Altro aspetto di un certo rilievo è la pratica consueta della tortura inflitta ai testimoni reticenti o ai bambini. Si ricorreva spessissimo al carcere e, all’interno di quelle mura si convincevano “gli ospiti” con un tiro di fune, cioè sospendendoli in aria per le braccia o per i polsi, oppure usando la stanghetta, uno strumento di tortura che strizzava i piedi con grandi dolori dei malcapitati. Ai più piccoli si riservavano staffilature e frustate. Infine, sempre in ambito giudiziario, il documento fa notare quanto poche fossero le guardie di pubblica sicurezza: erano in totale 24 e dovevano controllare un territorio enorme , che si estendeva fino alla montagna.
L’arma del delitto
Nella Valle del Vincio di Brandeglio la caccia era una pratica comune che serviva per procurarsi cibo, per cui in molti detenevano armi, ma pochi avevano un archibugio a ruota, che risultò poi essere l’arma del delitto. L’archibugio a ruota era un’arma complessa, la cui invenzione viene fatta risalire da alcuni a Leonardo da Vinci. Si trattava di un’arma pesante, circa 12 chili, e poteva essere imbracciata solo da uomini robusti e Mariotto Gavazzi lo era; spesso lo vedevano aggirarsi armato per i campi e minacciare i contadini.

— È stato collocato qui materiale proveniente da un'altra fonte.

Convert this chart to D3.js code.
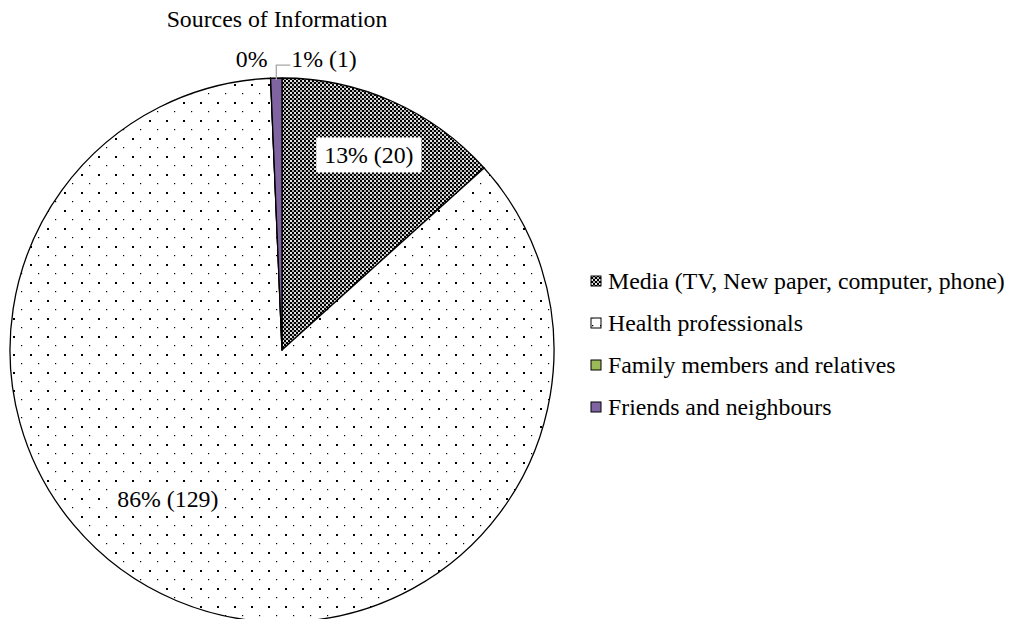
<!DOCTYPE html>
<html>
<head>
<meta charset="utf-8">
<script src="https://cdn.jsdelivr.net/npm/d3@7"></script>
<style>
  html, body { margin: 0; padding: 0; background: #fff; }
  svg { display: block; font-family: "Times New Roman", "Liberation Serif", serif; }
</style>
</head>
<body>
<svg id="chart" width="1013" height="619"></svg>
<script>
// Sources of information reported by respondents
const title = "Sources of Information";
const categories = [
  "Media (TV, New paper, computer, phone)",
  "Health professionals",
  "Family members and relatives",
  "Friends and neighbours"
];
const counts = [20, 129, 0, 1];
const percents = [13, 86, 0, 1];

const svg = d3.select("#chart");
const cx = 282, cy = 350, R = 272;
const FS = 23.8;

// fill patterns
const defs = svg.append("defs");
const checker = defs.append("pattern")
  .attr("id", "pat-checker").attr("patternUnits", "userSpaceOnUse")
  .attr("width", 4).attr("height", 4);
checker.append("rect").attr("width", 4).attr("height", 4).attr("fill", "#fff");
checker.append("rect").attr("x", 0).attr("y", 0).attr("width", 2).attr("height", 2).attr("fill", "#000");
checker.append("rect").attr("x", 2).attr("y", 2).attr("width", 2).attr("height", 2).attr("fill", "#000");
checker.append("rect").attr("x", 2).attr("y", 0).attr("width", 2).attr("height", 2).attr("fill", "#000").attr("opacity", 0.3);
checker.append("rect").attr("x", 0).attr("y", 2).attr("width", 2).attr("height", 2).attr("fill", "#000").attr("opacity", 0.1);

const dots = defs.append("pattern")
  .attr("id", "pat-dots").attr("patternUnits", "userSpaceOnUse")
  .attr("x", 3).attr("y", 4)
  .attr("width", 17).attr("height", 18);
dots.append("rect").attr("width", 17).attr("height", 18).attr("fill", "#fff");
dots.append("rect").attr("x", 0).attr("y", 0).attr("width", 2).attr("height", 2).attr("fill", "#000");
dots.append("rect").attr("x", 8).attr("y", 9).attr("width", 1.2).attr("height", 1.2).attr("fill", "#000");

const legendDots = defs.append("pattern")
  .attr("id", "pat-dots-small").attr("patternUnits", "userSpaceOnUse")
  .attr("width", 8).attr("height", 8);
legendDots.append("rect").attr("width", 8).attr("height", 8).attr("fill", "#fff");
legendDots.append("rect").attr("x", 1).attr("y", 2).attr("width", 1.3).attr("height", 1.3).attr("fill", "#000");

const fills = ["url(#pat-checker)", "url(#pat-dots)", "#9BBB59", "#8064A2"];
const legendFills = ["url(#pat-checker)", "url(#pat-dots-small)", "#9BBB59", "#8064A2"];

const color = d3.scaleOrdinal().domain(categories).range(fills);
const legendColor = d3.scaleOrdinal().domain(categories).range(legendFills);

const data = categories.map((c, i) => ({ cat: c, count: counts[i], pct: percents[i] }));

const pie = d3.pie().sort(null).value(d => d.count);
const arcs = pie(data);
const arc = d3.arc().innerRadius(0).outerRadius(R);

const g = svg.append("g").attr("transform", `translate(${cx},${cy})`);

g.selectAll("path.slice")
  .data(arcs)
  .join("path")
  .attr("class", "slice")
  .attr("d", arc)
  .attr("fill", d => color(d.data.cat))
  .attr("stroke", "#000")
  .attr("stroke-width", 1.3)
  .attr("stroke-linejoin", "round");

// title
svg.append("text")
  .attr("x", 277).attr("y", 27)
  .attr("text-anchor", "middle")
  .attr("font-size", FS)
  .attr("fill", "#000")
  .text(title);

const labelText = d => `${d.data.pct}% (${d.data.count})`;

function placeAt(angle, radius) {
  return [Math.sin(angle) * radius, -Math.cos(angle) * radius];
}

// media slice label on a white box
const media = arcs[0];
const [mx, my] = placeAt((media.startAngle + media.endAngle) / 2, R * 0.785);
const mediaLabel = g.append("g").attr("transform", `translate(${mx},${my})`);
const mediaText = mediaLabel.append("text")
  .attr("text-anchor", "middle").attr("dy", "0.35em")
  .attr("font-size", FS).attr("fill", "#000")
  .text(labelText(media));
const mb = mediaText.node().getBBox();
mediaLabel.insert("rect", "text")
  .attr("x", mb.x - 8).attr("y", -17.5)
  .attr("width", mb.width + 16).attr("height", 35)
  .attr("fill", "#fff");

// health professionals label
const health = arcs[1];
const [hx, hy] = placeAt((health.startAngle + health.endAngle) / 2 + 0.258, R * 0.688);
const healthLabel = g.append("g").attr("transform", `translate(${hx},${hy})`);
const healthText = healthLabel.append("text")
  .attr("text-anchor", "middle").attr("dy", "0.35em")
  .attr("font-size", FS).attr("fill", "#000")
  .text(labelText(health));
const hb = healthText.node().getBBox();
healthLabel.insert("rect", "text")
  .attr("x", hb.x - 3).attr("y", -14)
  .attr("width", hb.width + 6).attr("height", 28)
  .attr("fill", "#fff");

// outside labels for the thin slices
const family = arcs[2];
const [fx, fy] = placeAt(family.startAngle, R);
g.append("text")
  .attr("x", fx - 19).attr("y", fy - 11)
  .attr("text-anchor", "middle")
  .attr("font-size", FS).attr("fill", "#000")
  .text(`${family.data.pct}%`);

const friends = arcs[3];
const [px, py] = placeAt((friends.startAngle + friends.endAngle) / 2, R);
g.append("polyline")
  .attr("points", [[px, py + 2], [px, py - 13], [px + 14, py - 13]].map(p => p.join(",")).join(" "))
  .attr("fill", "none").attr("stroke", "#a6a6a6").attr("stroke-width", 1.3);
g.append("text")
  .attr("x", px + 15).attr("y", py - 11)
  .attr("text-anchor", "start")
  .attr("font-size", FS).attr("fill", "#000")
  .text(labelText(friends));

// legend
const legendY = d3.scalePoint().domain(categories).range([281, 407]);
const legend = svg.append("g").selectAll("g")
  .data(categories)
  .join("g")
  .attr("transform", c => `translate(591,${legendY(c)})`);
legend.append("rect")
  .attr("x", 0).attr("y", -5)
  .attr("width", 10).attr("height", 10)
  .attr("fill", c => legendColor(c))
  .attr("stroke", "#000").attr("stroke-width", 1);
legend.append("text")
  .attr("x", 17).attr("dy", "0.35em")
  .attr("font-size", FS).attr("fill", "#000")
  .text(c => c);
</script>
</body>
</html>
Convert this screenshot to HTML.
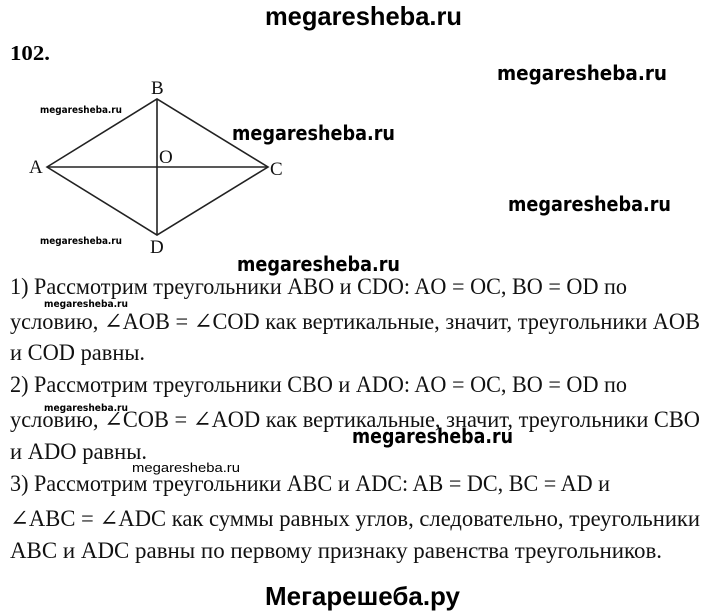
<!DOCTYPE html>
<html><head><meta charset="utf-8"><style>
html,body{margin:0;padding:0;background:#fff;}
svg{display:block;}
.w{font-family:"DejaVu Sans","Liberation Sans",sans-serif;font-weight:bold;fill:#000;}
.s{font-family:"Liberation Sans",sans-serif;font-weight:bold;fill:#000;}
.t{font-family:"Liberation Serif","DejaVu Serif",serif;fill:#111;font-size:23px;}
.l{font-family:"Liberation Serif",serif;fill:#111;font-size:19px;}
</style></head><body>
<svg width="720" height="613" viewBox="0 0 720 613" xmlns="http://www.w3.org/2000/svg">
<rect width="720" height="613" fill="#fff"/>
<text class="s" x="265" y="25" font-size="26" textLength="197" lengthAdjust="spacingAndGlyphs">megaresheba.ru</text>
<text x="10" y="60" font-family="Liberation Serif,serif" font-weight="bold" font-size="21" textLength="40" lengthAdjust="spacingAndGlyphs">102.</text>
<text class="w" x="497" y="80" font-size="20" textLength="170" lengthAdjust="spacingAndGlyphs">megaresheba.ru</text>
<text class="w" x="232" y="140" font-size="20" textLength="163" lengthAdjust="spacingAndGlyphs">megaresheba.ru</text>
<text class="w" x="508" y="211" font-size="20" textLength="163" lengthAdjust="spacingAndGlyphs">megaresheba.ru</text>
<text class="w" x="237" y="271" font-size="20" textLength="163" lengthAdjust="spacingAndGlyphs">megaresheba.ru</text>
<text class="w" x="352" y="443" font-size="20" textLength="161" lengthAdjust="spacingAndGlyphs">megaresheba.ru</text>
<text class="w" x="40" y="113" font-size="10" textLength="82" lengthAdjust="spacingAndGlyphs">megaresheba.ru</text>
<text class="w" x="40" y="244" font-size="10" textLength="82" lengthAdjust="spacingAndGlyphs">megaresheba.ru</text>
<text class="w" x="44" y="307" font-size="10" textLength="84" lengthAdjust="spacingAndGlyphs">megaresheba.ru</text>
<text class="w" x="44" y="411" font-size="10" textLength="84" lengthAdjust="spacingAndGlyphs">megaresheba.ru</text>
<text x="132" y="472" font-family="Liberation Sans,sans-serif" font-size="13" textLength="108" lengthAdjust="spacingAndGlyphs">megaresheba.ru</text>
<g stroke="#222" stroke-width="1.6" fill="none">
<polygon points="47,167 157,99 268,167 157,235"/>
<line x1="47" y1="167" x2="268" y2="167"/>
<line x1="157" y1="99" x2="157" y2="235"/>
</g>
<text class="l" x="151" y="94">B</text>
<text class="l" x="29" y="173">A</text>
<text class="l" x="159" y="163">O</text>
<text class="l" x="270" y="175">C</text>
<text class="l" x="150" y="253">D</text>
<text class="t" x="10" y="294" textLength="617" lengthAdjust="spacingAndGlyphs">1) Рассмотрим треугольники ABO и CDO: AO = OC, BO = OD по</text>
<text class="t" x="10" y="329" textLength="690" lengthAdjust="spacingAndGlyphs">условию, ∠AOB = ∠COD как вертикальные, значит, треугольники AOB</text>
<text class="t" x="10" y="360" textLength="135" lengthAdjust="spacingAndGlyphs">и COD равны.</text>
<text class="t" x="10" y="392" textLength="617" lengthAdjust="spacingAndGlyphs">2) Рассмотрим треугольники CBO и ADO: AO = OC, BO = OD по</text>
<text class="t" x="10" y="427" textLength="690" lengthAdjust="spacingAndGlyphs">условию, ∠COB = ∠AOD как вертикальные, значит, треугольники CBO</text>
<text class="t" x="10" y="459" textLength="137" lengthAdjust="spacingAndGlyphs">и ADO равны.</text>
<text class="t" x="10" y="491" textLength="600" lengthAdjust="spacingAndGlyphs">3) Рассмотрим треугольники ABC и ADC: AB = DC, BC = AD и</text>
<text class="t" x="10" y="526" textLength="690" lengthAdjust="spacingAndGlyphs">∠ABC = ∠ADC как суммы равных углов, следовательно, треугольники</text>
<text class="t" x="10" y="558" textLength="652" lengthAdjust="spacingAndGlyphs">ABC и ADC равны по первому признаку равенства треугольников.</text>
<text class="s" x="265" y="605" font-size="26" textLength="195" lengthAdjust="spacingAndGlyphs">Мегарешеба.ру</text>
</svg>
</body></html>
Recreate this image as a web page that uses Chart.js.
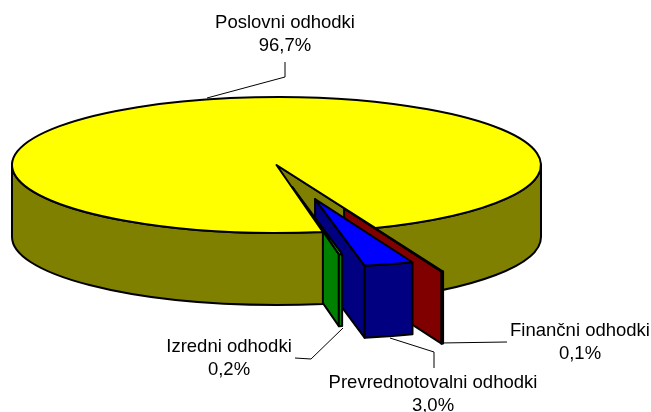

La novità di quel tipo di archibugio, a differenza dei meno sicuri archibugi a miccia, consisteva nell’avere un meccanismo ruotante dotato di acciarino che innescava la polvere da sparo: la palla di piombo fuoriusciva da una canna molto lunga che forniva una particolare precisione di tiro.
Complessivamente l’arma era 1 metro e 51 centimetri.
La condanna di Mariotto e di suo fratello Piero fu certa, ma non risulta l’entità della pena comminata dai giudici fiorentini.